Closed hongruhu closed 1 month ago

hongruhu commented 1 month ago

Hi, Thanks for providing the tools to facilitate the embedding extraction using different gLMs. However, I have a question for the Nucleotide Transformer embedder function.

for example, when I was directly using their scripts from hugging face : https://huggingface.co/InstaDeepAI/nucleotide-transformer-500m-human-ref/blob/main/README.md with the model 500m_human_ref using some example sequences with the length of 18, 33, 78 respectively (shown below):

sequences = ["ATTCCGATTCCGATTCCG", 
"ATTTCTCTCTCTCTCTGAGATCGATCGATCGAT", 
"ATTCCGAAATCGCTGACCGATCGTACGAAAATTTCTCTCTCTCTCTGAGATCGATCGATCGATATCTCTCGAGCTAGC"]

it returned Embeddings shape: (3, 1000, 1280)

but when I used the code provided by BEND,

from bend.embedders import NucleotideTransformerEmbedder

# Load the embedder with a valid checkpoint name or path
embedder = NucleotideTransformerEmbedder('InstaDeepAI/nucleotide-transformer-500m-human-ref')

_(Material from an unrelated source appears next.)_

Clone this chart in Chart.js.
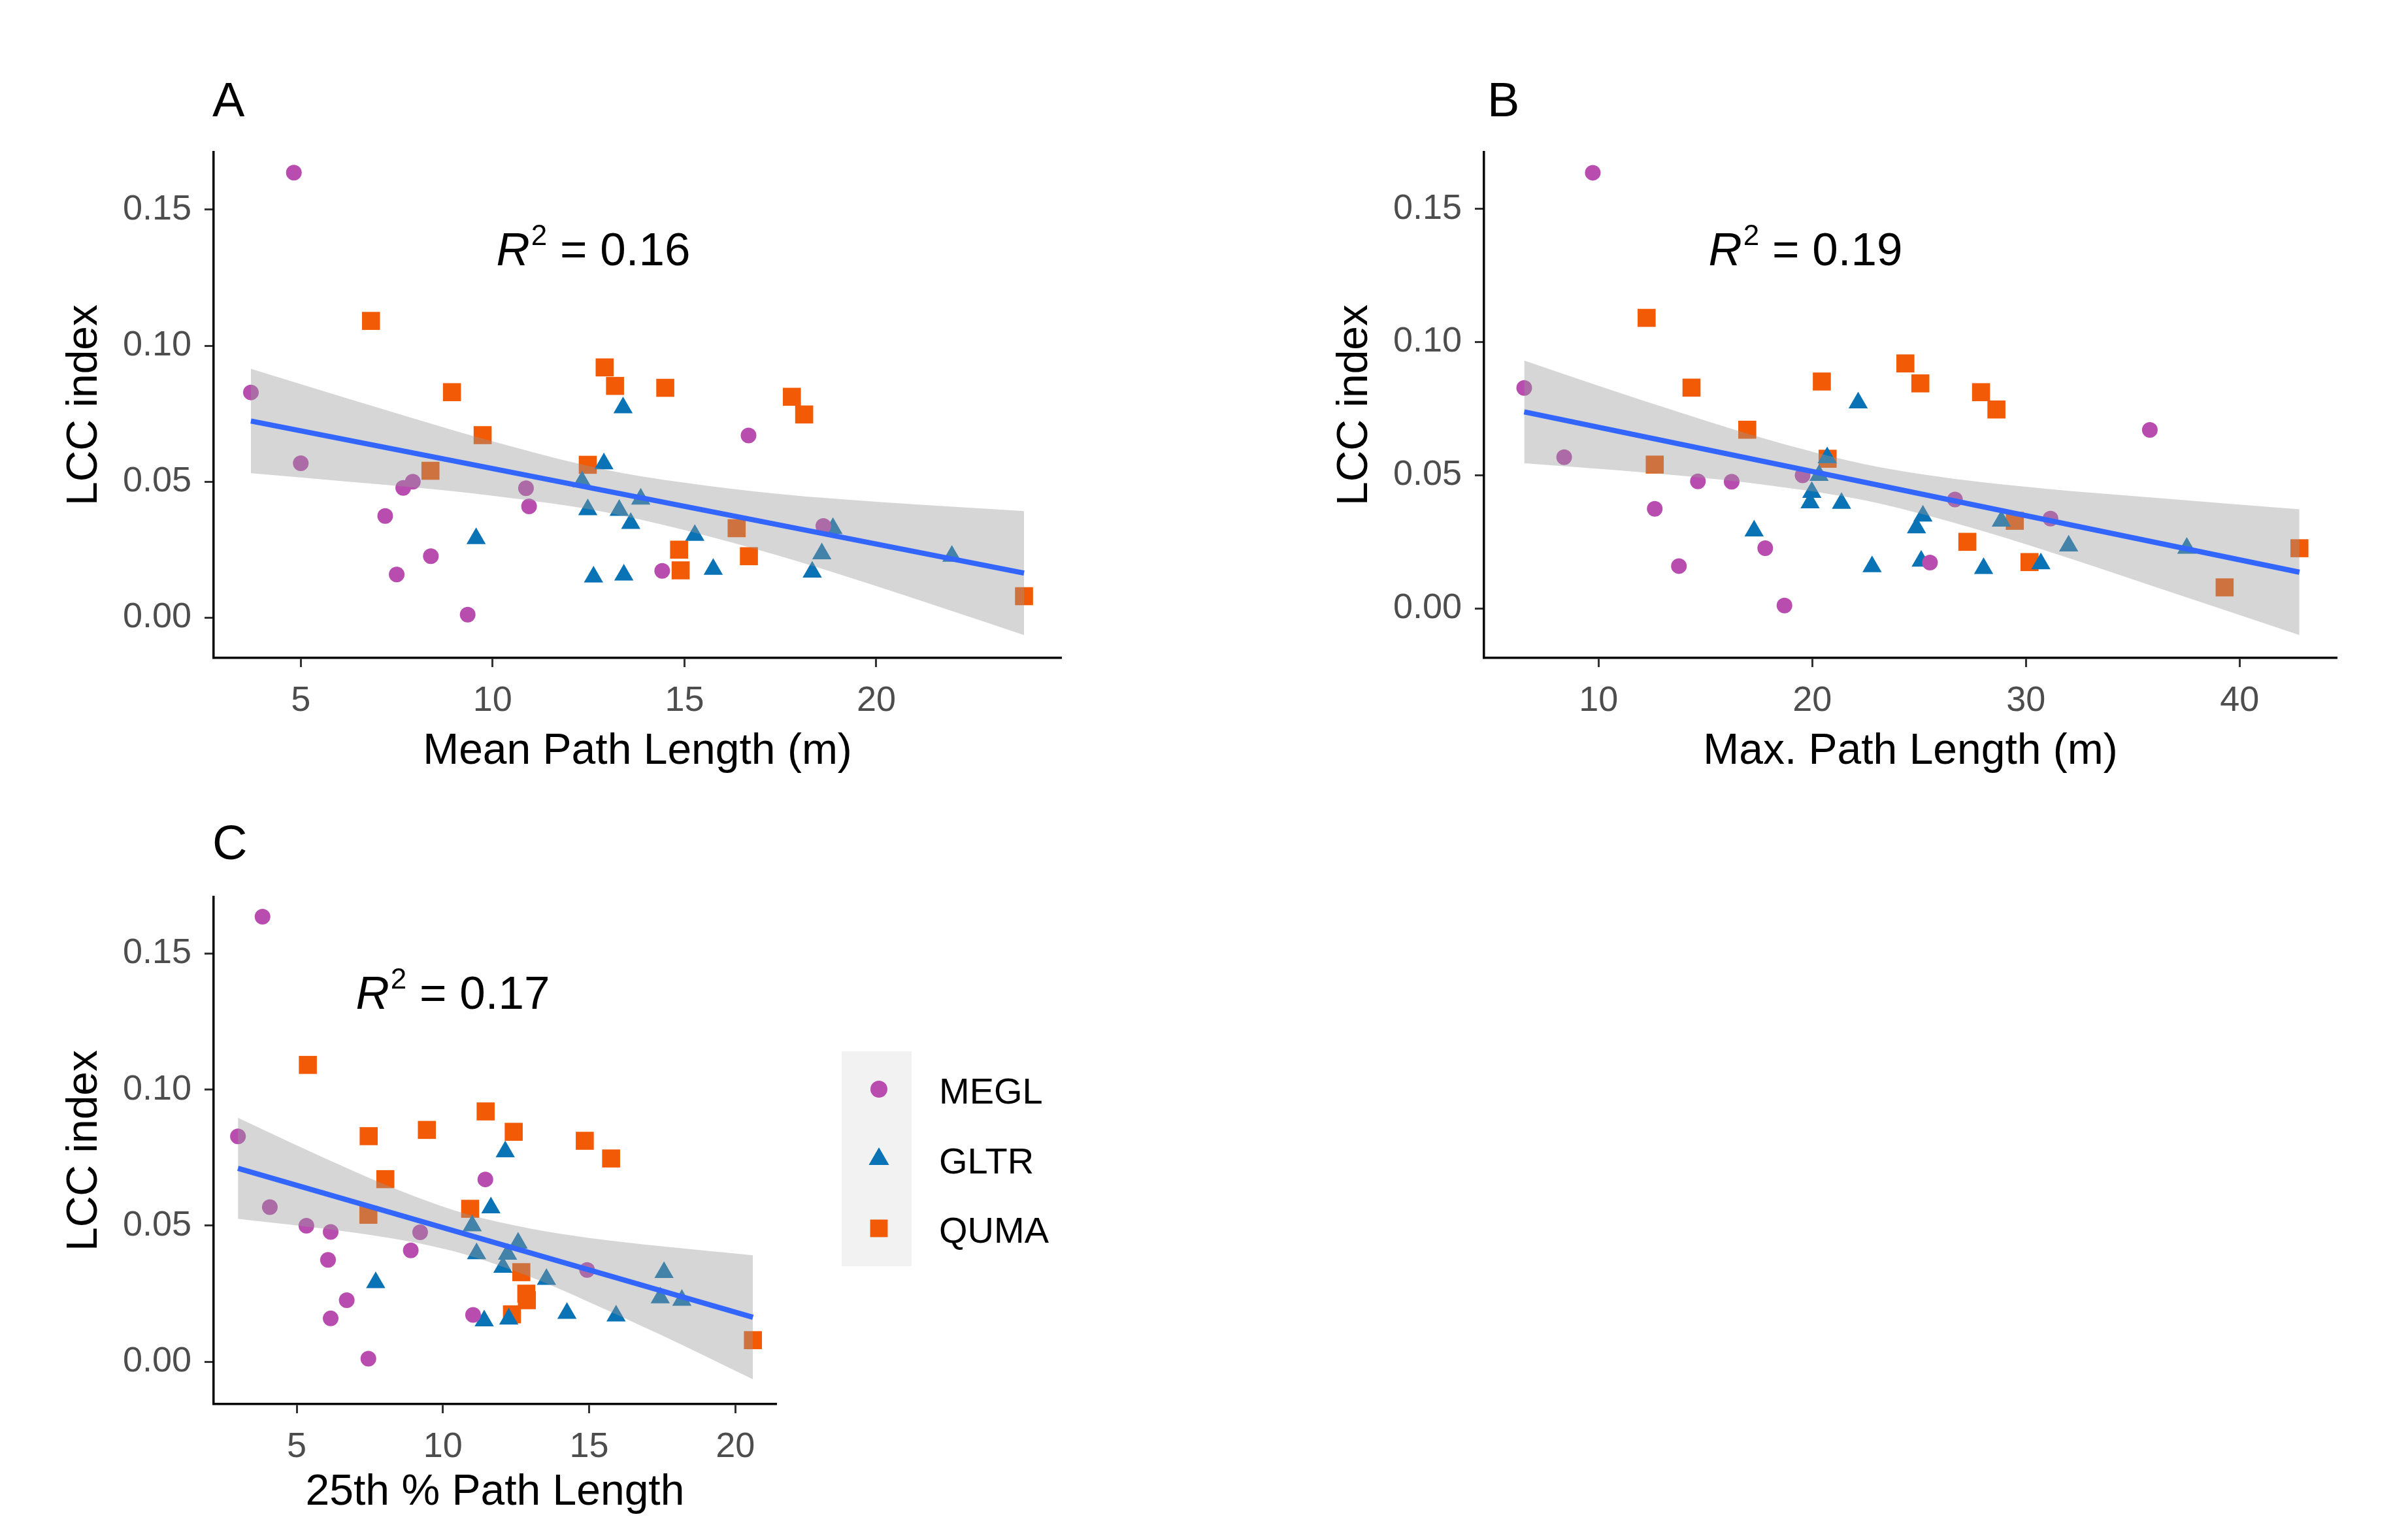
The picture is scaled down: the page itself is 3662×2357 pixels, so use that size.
<!DOCTYPE html>
<html>
<head>
<meta charset="utf-8">
<script src="https://cdn.jsdelivr.net/npm/chart.js@4.4.1/dist/chart.umd.min.js"></script>
<style>
  body { margin: 0; background: #fff; width: 3662px; height: 2357px; position: relative; overflow: hidden; }
  canvas { position: absolute; }
</style>
</head>
<body>
<canvas id="panelA" width="1664" height="1240" style="left:0px;top:0px"></canvas>
<canvas id="panelB" width="1672" height="1240" style="left:1944px;top:0px"></canvas>
<canvas id="panelC" width="1800" height="1117" style="left:0px;top:1240px"></canvas>
<script>
const FONT = '"Liberation Sans", Arial, sans-serif';

const speciesNames = ["MEGL", "GLTR", "QUMA"];
const speciesColors = ["#B94DAF", "#0A73B5", "#F25A05"];
const speciesShapes = ["circle", "triangle", "rect"];
const speciesRadius = [12, 17, 19.5];

// LCC index of each tree (same trees in every panel)
const lccMEGL = [0.1636, 0.0828, 0.0568, 0.0500, 0.0477, 0.0476, 0.0374, 0.0409, 0.0670, 0.0226, 0.0159, 0.0172, 0.0011, 0.0337];
const lccGLTR = [0.0772, 0.0566, 0.0500, 0.0436, 0.0397, 0.0395, 0.0347, 0.0291, 0.0150, 0.0157, 0.0303, 0.0178, 0.0168, 0.0235, 0.0328, 0.0226];
const lccQUMA = [0.1091, 0.0829, 0.0671, 0.0540, 0.0562, 0.0920, 0.0852, 0.0845, 0.0812, 0.0747, 0.0329, 0.0250, 0.0174, 0.0226, 0.0079];

// A: mean path length (m)
const meanMEGL = [4.82, 3.70, 5.00, 7.92, 7.67, 10.87, 7.20, 10.95, 16.67, 8.39, 7.50, 14.42, 9.35, 18.62];
const meanGLTR = [13.40, 12.90, 12.33, 13.86, 12.48, 13.30, 13.60, 9.57, 12.63, 13.42, 15.27, 15.75, 18.33, 18.58, 18.87, 21.97];
const meanQUMA = [6.83, 8.94, 9.74, 8.38, 12.48, 12.92, 13.19, 14.50, 17.80, 18.12, 16.36, 14.86, 14.90, 16.68, 23.85];

// B: max path length (m)
const maxMEGL = [9.73, 6.52, 8.39, 19.55, 14.65, 16.23, 12.63, 26.68, 35.80, 17.80, 13.76, 25.51, 18.70, 31.15];
const maxGLTR = [22.15, 20.70, 20.32, 19.98, 19.90, 21.37, 25.18, 17.28, 28.02, 22.80, 24.88, 25.10, 30.70, 32.00, 28.85, 37.53];
const maxQUMA = [12.25, 14.35, 16.96, 12.63, 20.72, 24.36, 20.45, 25.06, 27.90, 28.62, 29.48, 27.26, 30.17, 42.80, 39.30];

// C: 25th percentile path length
const p25MEGL = [3.83, 2.99, 4.08, 5.33, 6.16, 9.22, 6.07, 8.90, 11.45, 6.71, 6.16, 11.03, 7.45, 14.93];
const p25GLTR = [12.13, 11.64, 11.00, 12.57, 11.15, 12.21, 12.05, 7.70, 11.41, 12.25, 13.54, 14.24, 15.92, 17.43, 17.56, 18.17];
const p25QUMA = [5.38, 7.46, 8.03, 7.45, 10.93, 11.46, 9.45, 12.42, 14.85, 15.75, 12.68, 12.85, 12.36, 12.87, 20.60];

// fitted lines (end points) and confidence bands
const fitXA = [3.70, 23.85];
const fitYA = [0.0723, 0.0164];
const bandXA = [3.70, 6.0, 8.0, 10.0, 12.9, 15.0, 17.5, 20.0, 23.85];
const bandUpA = [0.0915, 0.0815, 0.0730, 0.0648, 0.0545, 0.0496, 0.0454, 0.0426, 0.0392];
const bandLoA = [0.0531, 0.0503, 0.0478, 0.0448, 0.0389, 0.0322, 0.0226, 0.0116, -0.0064];

const fitXB = [6.52, 42.80];
const fitYB = [0.0738, 0.0136];
const bandXB = [6.52, 10, 14, 18, 22.5, 27, 31, 36, 42.80];
const bandUpB = [0.0931, 0.0836, 0.0731, 0.0632, 0.0541, 0.0483, 0.0449, 0.0416, 0.0372];
const bandLoB = [0.0545, 0.0524, 0.0497, 0.0462, 0.0405, 0.0313, 0.0215, 0.0082, -0.0100];

const fitXC = [2.99, 20.60];
const fitYC = [0.0711, 0.0163];
const bandXC = [2.99, 5, 7, 9, 10.8, 13, 15, 17.5, 20.60];
const bandUpC = [0.0897, 0.0795, 0.0698, 0.0609, 0.0543, 0.0489, 0.0455, 0.0424, 0.0391];
const bandLoC = [0.0525, 0.0501, 0.0474, 0.0439, 0.0393, 0.0311, 0.0219, 0.0096, -0.0065];

const xTicksA = [5, 10, 15, 20];
const xTicksB = [10, 20, 30, 40];
const xTicksC = [5, 10, 15, 20];
const yTicks = [0, 0.05, 0.10, 0.15];

const lccAll = [lccMEGL, lccGLTR, lccQUMA];

function drawMarker(ctx, shape, x, y, r) {
  ctx.beginPath();
  if (shape === "circle") {
    ctx.arc(x, y, r, 0, Math.PI * 2);
  } else if (shape === "triangle") {
    for (let k = 0; k < 3; k++) {
      const a = -Math.PI / 2 + k * 2 * Math.PI / 3;
      const px = x + Math.cos(a) * r, py = y + Math.sin(a) * r;
      if (k === 0) ctx.moveTo(px, py); else ctx.lineTo(px, py);
    }
    ctx.closePath();
  } else {
    const s = r * Math.SQRT1_2;
    ctx.rect(x - s, y - s, 2 * s, 2 * s);
  }
  ctx.fill();
}

// panel letter, R^2 label and (panel C only) the legend
const panelText = {
  id: "panelText",
  afterDraw(chart, args, o) {
    const ctx = chart.ctx;
    ctx.save();
    ctx.fillStyle = "#000";
    ctx.textBaseline = "alphabetic";
    ctx.textAlign = "left";
    ctx.font = "74px " + FONT;
    ctx.fillText(o.tag, o.tagX, o.tagY);

    // R^2 = value
    const s = 71;
    ctx.font = "italic " + s + "px " + FONT;
    const wR = ctx.measureText("R").width;
    ctx.font = Math.round(s * 0.62) + "px " + FONT;
    const w2 = ctx.measureText("2").width;
    ctx.font = s + "px " + FONT;
    const rest = " = " + o.r2;
    const wRest = ctx.measureText(rest).width;
    let x = o.r2X - (wR + w2 + wRest) / 2;
    ctx.font = "italic " + s + "px " + FONT;
    ctx.fillText("R", x, o.r2Y);
    x += wR + 2;
    ctx.font = Math.round(s * 0.62) + "px " + FONT;
    ctx.fillText("2", x, o.r2Y - s * 0.44);
    x += w2;
    ctx.font = s + "px " + FONT;
    ctx.fillText(rest, x, o.r2Y);

    if (o.legend) {
      const L = o.legend;
      ctx.fillStyle = "#F2F2F2";
      ctx.fillRect(L.x, L.y, L.w, L.h);
      speciesNames.forEach((name, i) => {
        ctx.fillStyle = speciesColors[i];
        drawMarker(ctx, speciesShapes[i], L.markX, L.rows[i], [13, 18, 19][i]);
        ctx.fillStyle = "#000";
        ctx.font = "56px " + FONT;
        ctx.textBaseline = "middle";
        ctx.fillText(name, L.textX, L.rows[i] + 7);
      });
    }
    ctx.restore();
  }
};

function makePanel(id, p) {
  const datasets = speciesNames.map((name, i) => ({
    type: "scatter",
    label: name,
    data: p.xs[i].map((x, j) => ({ x: x, y: lccAll[i][j] })),
    pointStyle: speciesShapes[i],
    pointRadius: speciesRadius[i],
    pointHoverRadius: speciesRadius[i],
    backgroundColor: speciesColors[i],
    borderWidth: 0,
    order: 3
  }));
  datasets.push({
    type: "line",
    label: "ci upper",
    data: p.bandX.map((x, j) => ({ x: x, y: p.up[j] })),
    borderColor: "rgba(0,0,0,0)",
    borderWidth: 0,
    pointRadius: 0,
    cubicInterpolationMode: "monotone",
    fill: "+1",
    backgroundColor: "rgba(153,153,153,0.4)",
    order: 2
  });
  datasets.push({
    type: "line",
    label: "ci lower",
    data: p.bandX.map((x, j) => ({ x: x, y: p.lo[j] })),
    borderColor: "rgba(0,0,0,0)",
    borderWidth: 0,
    pointRadius: 0,
    cubicInterpolationMode: "monotone",
    fill: false,
    order: 2
  });
  datasets.push({
    type: "line",
    label: "fit",
    data: p.fitX.map((x, j) => ({ x: x, y: p.fitY[j] })),
    borderColor: "#3366FF",
    borderWidth: 8,
    pointRadius: 0,
    fill: false,
    order: 0
  });

  const tickGrid = { display: true, drawOnChartArea: false, drawTicks: true, tickLength: 14, tickWidth: 3, color: "#333333" };

  new Chart(document.getElementById(id), {
    type: "scatter",
    data: { datasets: datasets },
    plugins: [panelText],
    options: {
      responsive: false,
      animation: false,
      devicePixelRatio: 1,
      layout: { padding: { left: 0, top: p.padTop, right: p.padRight, bottom: 0 } },
      plugins: {
        legend: { display: false },
        tooltip: { enabled: false },
        panelText: p.text
      },
      scales: {
        x: {
          type: "linear",
          min: p.xMin,
          max: p.xMax,
          afterBuildTicks: (s) => { s.ticks = p.xTicks.map(v => ({ value: v })); },
          afterFit: (s) => { s.height = p.xAxisH; },
          grid: tickGrid,
          border: { display: true, color: "#000", width: 3.5 },
          ticks: { color: "#4D4D4D", font: { family: FONT, size: 54 }, padding: 20, maxRotation: 0, autoSkip: false },
          title: { display: true, text: p.xTitle, color: "#000", font: { family: FONT, size: 66 }, padding: { top: 0, bottom: p.xTitlePad } }
        },
        y: {
          type: "linear",
          min: p.yMin,
          max: p.yMax,
          afterBuildTicks: (s) => { s.ticks = yTicks.map(v => ({ value: v })); },
          afterFit: (s) => { s.width = 327; },
          grid: tickGrid,
          border: { display: true, color: "#000", width: 3.5 },
          ticks: { color: "#4D4D4D", font: { family: FONT, size: 54 }, padding: 20, callback: (v) => Number(v).toFixed(2) },
          title: { display: true, text: "LCC index", color: "#000", font: { family: FONT, size: 66 }, padding: { top: 90, bottom: 0 } }
        }
      }
    }
  });
}

makePanel("panelA", {
  xs: [meanMEGL, meanGLTR, meanQUMA],
  bandX: bandXA, up: bandUpA, lo: bandLoA, fitX: fitXA, fitY: fitYA,
  xMin: 2.73, xMax: 24.82, yMin: -0.0148, yMax: 0.1711, xTicks: xTicksA,
  padTop: 233, padRight: 40, xAxisH: 233, xTitlePad: 50,
  xTitle: "Mean Path Length (m)",
  text: { tag: "A", tagX: 325, tagY: 178, r2: "0.16", r2X: 907, r2Y: 406 }
});

makePanel("panelB", {
  xs: [maxMEGL, maxGLTR, maxQUMA],
  bandX: bandXB, up: bandUpB, lo: bandLoB, fitX: fitXB, fitY: fitYB,
  xMin: 4.64, xMax: 44.55, yMin: -0.0186, yMax: 0.1713, xTicks: xTicksB,
  padTop: 233, padRight: 40, xAxisH: 233, xTitlePad: 50,
  xTitle: "Max. Path Length (m)",
  text: { tag: "B", tagX: 332, tagY: 178, r2: "0.19", r2X: 818, r2Y: 406 }
});

makePanel("panelC", {
  xs: [p25MEGL, p25GLTR, p25QUMA],
  bandX: bandXC, up: bandUpC, lo: bandLoC, fitX: fitXC, fitY: fitYC,
  xMin: 2.16, xMax: 21.40, yMin: -0.0156, yMax: 0.1708, xTicks: xTicksC,
  padTop: 133, padRight: 612, xAxisH: 208, xTitlePad: 33,
  xTitle: "25th % Path Length",
  text: {
    tag: "C", tagX: 325, tagY: 75, r2: "0.17", r2X: 692, r2Y: 304,
    legend: { x: 1288, y: 369, w: 107, h: 329, markX: 1345, textX: 1437, rows: [427, 534, 640] }
  }
});
</script>
</body>
</html>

# Embed a list of sequences
embeddings = embedder.embed(sequences)
for e in embeddings:
    print(e.shape)
# (1, 3, 1280)
# (1, 8, 1280)
# (1, 13, 1280)

in both cases, the max_tokens = 1000 by default. I was wondering if the discrepancy (dim1) is due to the chunking or the layer used ( last hidden state vs hidden state)? would the author clarify the reason for different implement and how to achieve the mean embeddings

hongruhu commented 1 month ago

oh I see the issue, which is due to the setting padding="max_length" is not used within the embed function.